Supplied data:
┄┄┄┄┄┄

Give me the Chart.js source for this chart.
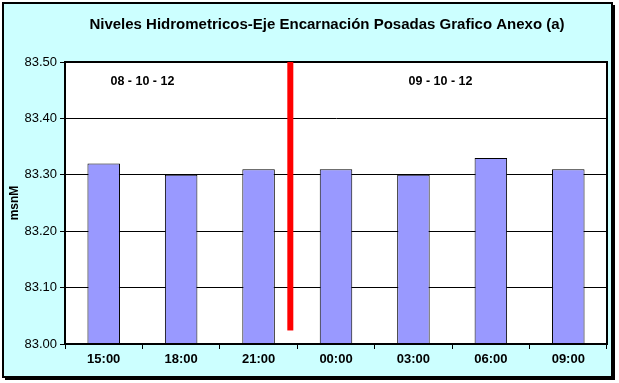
<!DOCTYPE html>
<html>
<head>
<meta charset="utf-8">
<script src="https://cdn.jsdelivr.net/npm/chart.js@4.4.1/dist/chart.umd.min.js"></script>
<style>
html,body{margin:0;padding:0;background:#fff;}
#wrap{width:619px;height:383px;position:relative;}
</style>
</head>
<body>
<div id="wrap"><canvas id="c" width="619" height="383"></canvas></div>
<script>
const titleText = "Niveles Hidrometricos-Eje Encarnación Posadas Grafico Anexo (a)";
const categories = ["15:00", "18:00", "21:00", "00:00", "03:00", "06:00", "09:00"];
const levels = [83.32, 83.30, 83.31, 83.31, 83.30, 83.33, 83.31];
const yTicks = [83.0, 83.1, 83.2, 83.3, 83.4, 83.5];
const dateLabels = ["08 - 10 - 12", "09 - 10 - 12"];
const dateLabelX = [0.5, 4.35];
const dateLabelY = [83.465, 83.465];
const dividerX = 2.41;
const dividerBottom = 83.024;

const FONT = '"Liberation Sans", Arial, sans-serif';

const framePlugin = {
  id: 'frame',
  beforeDraw(chart) {
    const ctx = chart.ctx;
    ctx.save();
    ctx.fillStyle = '#ffffff';
    ctx.fillRect(0, 0, chart.width, chart.height);
    ctx.fillStyle = '#000000';
    ctx.fillRect(5, 5, 610, 375);
    ctx.fillStyle = '#CCFFFF';
    ctx.fillRect(3, 3, 609, 374);
    ctx.lineWidth = 2;
    ctx.strokeStyle = '#000000';
    ctx.strokeRect(3, 3, 609, 374);
    const a = chart.chartArea;
    ctx.fillStyle = '#ffffff';
    ctx.fillRect(a.left, a.top, a.right - a.left, a.bottom - a.top);
    ctx.fillStyle = '#000000';
    ctx.font = 'bold 15px ' + FONT;
    ctx.textAlign = 'center';
    ctx.textBaseline = 'middle';
    ctx.fillText(titleText, 327, 25);
    ctx.restore();
  },
  afterDatasetsDraw(chart) {
    const ctx = chart.ctx;
    const xs = chart.scales.x, ys = chart.scales.y;
    const a = chart.chartArea;
    ctx.save();
    ctx.strokeStyle = '#000';
    ctx.lineWidth = 2;
    ctx.strokeRect(a.left, a.top, a.right - a.left, a.bottom - a.top);
    const x0 = xs.getPixelForValue(0), x1 = xs.getPixelForValue(1);
    const xp = x0 + (x1 - x0) * dividerX;
    ctx.fillStyle = '#FF0000';
    const yb = ys.getPixelForValue(dividerBottom);
    ctx.fillRect(xp - 3, a.top, 6, yb - a.top);
    ctx.fillStyle = '#000';
    ctx.font = 'bold 12.5px ' + FONT;
    ctx.textAlign = 'center';
    ctx.textBaseline = 'middle';
    dateLabels.forEach((t, i) => {
      const px = x0 + (x1 - x0) * dateLabelX[i];
      ctx.fillText(t, px, ys.getPixelForValue(dateLabelY[i]));
    });
    ctx.restore();
  }
};

new Chart(document.getElementById('c'), {
  type: 'bar',
  data: {
    labels: categories,
    datasets: [{
      data: levels,
      backgroundColor: '#9999FF',
      borderColor: '#000000',
      borderWidth: 1,
      categoryPercentage: 1,
      barPercentage: 0.42
    }]
  },
  options: {
    responsive: false,
    animation: false,
    layout: { padding: { top: 62, right: 12, bottom: 0, left: 0 } },
    plugins: { legend: { display: false }, title: { display: false }, tooltip: { enabled: false } },
    scales: {
      x: {
        afterFit(s) { s.height = 39; },
        grid: { offset: true, drawOnChartArea: false, drawTicks: true, tickLength: 5, color: '#000' },
        border: { display: true, color: '#000', width: 2 },
        ticks: { color: '#000', padding: 3, font: { family: FONT, size: 13, weight: 'bold' } }
      },
      y: {
        min: 83.0, max: 83.5,
        afterFit(s) { s.width = 65; },
        afterBuildTicks(s) { s.ticks = yTicks.map(v => ({ value: v })); },
        title: { display: true, text: 'msnM', color: '#000', padding: { top: 7, bottom: 0 }, font: { family: FONT, size: 12, weight: 'bold' } },
        grid: { color: '#000', lineWidth: 1, tickLength: 5, drawTicks: true },
        border: { display: true, color: '#000', width: 2 },
        ticks: { color: '#000', padding: 3, callback: v => Number(v).toFixed(2), font: { family: FONT, size: 13 } }
      }
    }
  },
  plugins: [framePlugin]
});
</script>
</body>
</html>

┄┄┄┄┄┄

Exercise instructions:
The data should be printed again unchanged; leave its pictures out.

Task result:
Give me the Chart.js source for this chart.
<!DOCTYPE html>
<html>
<head>
<meta charset="utf-8">
<script src="https://cdn.jsdelivr.net/npm/chart.js@4.4.1/dist/chart.umd.min.js"></script>
<style>
html,body{margin:0;padding:0;background:#fff;}
#wrap{width:619px;height:383px;position:relative;}
</style>
</head>
<body>
<div id="wrap"><canvas id="c" width="619" height="383"></canvas></div>
<script>
const titleText = "Niveles Hidrometricos-Eje Encarnación Posadas Grafico Anexo (a)";
const categories = ["15:00", "18:00", "21:00", "00:00", "03:00", "06:00", "09:00"];
const levels = [83.32, 83.30, 83.31, 83.31, 83.30, 83.33, 83.31];
const yTicks = [83.0, 83.1, 83.2, 83.3, 83.4, 83.5];
const dateLabels = ["08 - 10 - 12", "09 - 10 - 12"];
const dateLabelX = [0.5, 4.35];
const dateLabelY = [83.465, 83.465];
const dividerX = 2.41;
const dividerBottom = 83.024;

const FONT = '"Liberation Sans", Arial, sans-serif';

const framePlugin = {
  id: 'frame',
  beforeDraw(chart) {
    const ctx = chart.ctx;
    ctx.save();
    ctx.fillStyle = '#ffffff';
    ctx.fillRect(0, 0, chart.width, chart.height);
    ctx.fillStyle = '#000000';
    ctx.fillRect(5, 5, 610, 375);
    ctx.fillStyle = '#CCFFFF';
    ctx.fillRect(3, 3, 609, 374);
    ctx.lineWidth = 2;
    ctx.strokeStyle = '#000000';
    ctx.strokeRect(3, 3, 609, 374);
    const a = chart.chartArea;
    ctx.fillStyle = '#ffffff';
    ctx.fillRect(a.left, a.top, a.right - a.left, a.bottom - a.top);
    ctx.fillStyle = '#000000';
    ctx.font = 'bold 15px ' + FONT;
    ctx.textAlign = 'center';
    ctx.textBaseline = 'middle';
    ctx.fillText(titleText, 327, 25);
    ctx.restore();
  },
  afterDatasetsDraw(chart) {
    const ctx = chart.ctx;
    const xs = chart.scales.x, ys = chart.scales.y;
    const a = chart.chartArea;
    ctx.save();
    ctx.strokeStyle = '#000';
    ctx.lineWidth = 2;
    ctx.strokeRect(a.left, a.top, a.right - a.left, a.bottom - a.top);
    const x0 = xs.getPixelForValue(0), x1 = xs.getPixelForValue(1);
    const xp = x0 + (x1 - x0) * dividerX;
    ctx.fillStyle = '#FF0000';
    const yb = ys.getPixelForValue(dividerBottom);
    ctx.fillRect(xp - 3, a.top, 6, yb - a.top);
    ctx.fillStyle = '#000';
    ctx.font = 'bold 12.5px ' + FONT;
    ctx.textAlign = 'center';
    ctx.textBaseline = 'middle';
    dateLabels.forEach((t, i) => {
      const px = x0 + (x1 - x0) * dateLabelX[i];
      ctx.fillText(t, px, ys.getPixelForValue(dateLabelY[i]));
    });
    ctx.restore();
  }
};

new Chart(document.getElementById('c'), {
  type: 'bar',
  data: {
    labels: categories,
    datasets: [{
      data: levels,
      backgroundColor: '#9999FF',
      borderColor: '#000000',
      borderWidth: 1,
      categoryPercentage: 1,
      barPercentage: 0.42
    }]
  },
  options: {
    responsive: false,
    animation: false,
    layout: { padding: { top: 62, right: 12, bottom: 0, left: 0 } },
    plugins: { legend: { display: false }, title: { display: false }, tooltip: { enabled: false } },
    scales: {
      x: {
        afterFit(s) { s.height = 39; },
        grid: { offset: true, drawOnChartArea: false, drawTicks: true, tickLength: 5, color: '#000' },
        border: { display: true, color: '#000', width: 2 },
        ticks: { color: '#000', padding: 3, font: { family: FONT, size: 13, weight: 'bold' } }
      },
      y: {
        min: 83.0, max: 83.5,
        afterFit(s) { s.width = 65; },
        afterBuildTicks(s) { s.ticks = yTicks.map(v => ({ value: v })); },
        title: { display: true, text: 'msnM', color: '#000', padding: { top: 7, bottom: 0 }, font: { family: FONT, size: 12, weight: 'bold' } },
        grid: { color: '#000', lineWidth: 1, tickLength: 5, drawTicks: true },
        border: { display: true, color: '#000', width: 2 },
        ticks: { color: '#000', padding: 3, callback: v => Number(v).toFixed(2), font: { family: FONT, size: 13 } }
      }
    }
  },
  plugins: [framePlugin]
});
</script>
</body>
</html>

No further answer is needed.